#### Collected data ####

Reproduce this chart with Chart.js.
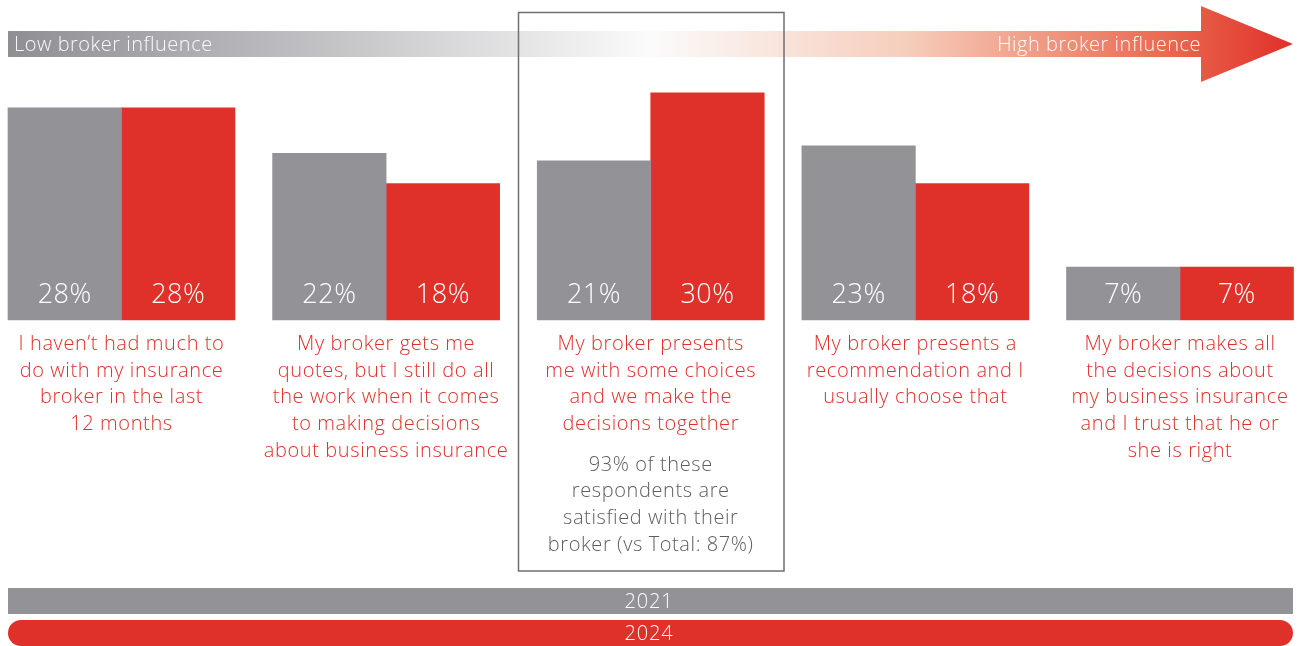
<!DOCTYPE html>
<html>
<head>
<meta charset="utf-8">
<script src="https://cdn.jsdelivr.net/npm/chart.js@4/dist/chart.umd.min.js"></script>
<style>
  html, body { margin: 0; padding: 0; background: #fff; }
  #wrap { position: relative; width: 1298px; height: 646px; }
</style>
</head>
<body>
<div id="wrap"><canvas id="grafico"></canvas></div>
<script>
const categorias = [
    ['I haven\u2019t had much to', 'do with my insurance', 'broker in the last', '12 months'],
    ['My broker gets me', 'quotes, but I still do all', 'the work when it comes', 'to making decisions', 'about business insurance'],
    ['My broker presents', 'me with some choices', 'and we make the', 'decisions together'],
    ['My broker presents a', 'recommendation and I', 'usually choose that'],
    ['My broker makes all', 'the decisions about', 'my business insurance', 'and I trust that he or', 'she is right']
];
const anos = ['2021', '2024'];
const valores2021 = [28, 22, 21, 23, 7];
const valores2024 = [28, 18, 30, 18, 7];
const notaDestaque = ['93% of these', 'respondents are', 'satisfied with their', 'broker (vs Total: 87%)'];
const indiceDestaque = 2;
const escalaTexto = ['Low broker influence', 'High broker influence'];

const CINZA = '#939297';
const VERMELHO = '#e0302a';
const FONTE = '"Open Sans", Roboto, sans-serif';

// seta de influência no topo
const setaPlugin = {
    id: 'seta',
    beforeDraw(chart) {
        const c = chart.ctx;
        c.save();
        const g = c.createLinearGradient(8, 0, 1293, 0);
        g.addColorStop(0, '#8f8e93');
        g.addColorStop(0.25, '#c3c2c5');
        g.addColorStop(0.5, '#fbfbfb');
        g.addColorStop(0.7, '#f6cdbb');
        g.addColorStop(0.9, '#ea6a50');
        g.addColorStop(1, '#e0302a');
        c.fillStyle = g;
        c.beginPath();
        c.moveTo(8, 31);
        c.lineTo(1201, 31);
        c.lineTo(1201, 6);
        c.lineTo(1293, 44);
        c.lineTo(1201, 82);
        c.lineTo(1201, 57);
        c.lineTo(8, 57);
        c.closePath();
        c.fill();

        c.fillStyle = 'rgba(255,255,255,0.95)';
        c.font = '300 20px ' + FONTE;
        c.letterSpacing = '0.5px';
        c.textBaseline = 'middle';
        c.textAlign = 'left';
        c.fillText(escalaTexto[0], 14, 45.5);
        c.textAlign = 'right';
        c.fillText(escalaTexto[1], 1201, 45.5);
        c.restore();
    }
};

// rótulos, caixa de destaque e legenda
const textosPlugin = {
    id: 'textos',
    afterDatasetsDraw(chart) {
        const c = chart.ctx;
        const x = chart.scales.x;
        c.save();
        c.textAlign = 'center';
        c.textBaseline = 'middle';

        // valores dentro das barras
        c.fillStyle = '#fff';
        c.font = '300 27px ' + FONTE;
        c.letterSpacing = '0.5px';
        chart.data.datasets.forEach((ds, i) => {
            chart.getDatasetMeta(i).data.forEach((bar, j) => {
                c.fillText(ds.data[j] + '%', bar.x, 295);
            });
        });

        // categorias
        c.fillStyle = VERMELHO;
        c.font = '300 20px ' + FONTE;
        c.letterSpacing = '0.6px';
        categorias.forEach((linhas, i) => {
            const cx = x.getPixelForValue(i);
            linhas.forEach((t, k) => c.fillText(t, cx, 344 + k * 26.8));
        });

        // nota do grupo em destaque
        const cx = x.getPixelForValue(indiceDestaque);
        c.fillStyle = '#5e5e62';
        notaDestaque.forEach((t, k) => c.fillText(t, cx, 465 + k * 26.7));

        c.strokeStyle = '#6f6f74';
        c.lineWidth = 1.5;
        c.strokeRect(518.5, 12.5, 265.5, 558.5);

        // legenda em faixas
        c.fillStyle = CINZA;
        c.fillRect(8, 588, 1285, 26);
        c.fillStyle = VERMELHO;
        c.beginPath();
        c.roundRect(8, 620, 1285, 26, 13);
        c.fill();
        c.fillStyle = '#fff';
        c.font = '300 20px ' + FONTE;
        c.letterSpacing = '0.8px';
        c.fillText(anos[0], 649, 602.5);
        c.fillText(anos[1], 649, 634.5);
        c.restore();
    }
};

new Chart(document.getElementById('grafico'), {
    type: 'bar',
    data: {
        labels: categorias.map(l => l.join(' ')),
        datasets: [
            {
                label: anos[0],
                data: valores2021,
                backgroundColor: CINZA,
                barThickness: 113.5,
                clip: false
            },
            {
                label: anos[1],
                data: valores2024,
                backgroundColor: VERMELHO,
                barThickness: 113.5,
                clip: false
            }
        ]
    },
    options: {
        responsive: true,
        maintainAspectRatio: false,
        animation: false,
        layout: {
            padding: { left: 121.5, right: 118, top: 17, bottom: 326 }
        },
        plugins: {
            legend: { display: false },
            tooltip: { enabled: false }
        },
        scales: {
            x: {
                display: false,
                offset: false
            },
            y: {
                display: false,
                min: 0,
                max: 40
            }
        }
    },
    plugins: [setaPlugin, textosPlugin]
});
</script>
</body>
</html>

####

— Written problem —
Find every line that includes the string "with". Report how many there are and nothing else.

— Response for this exercise —
4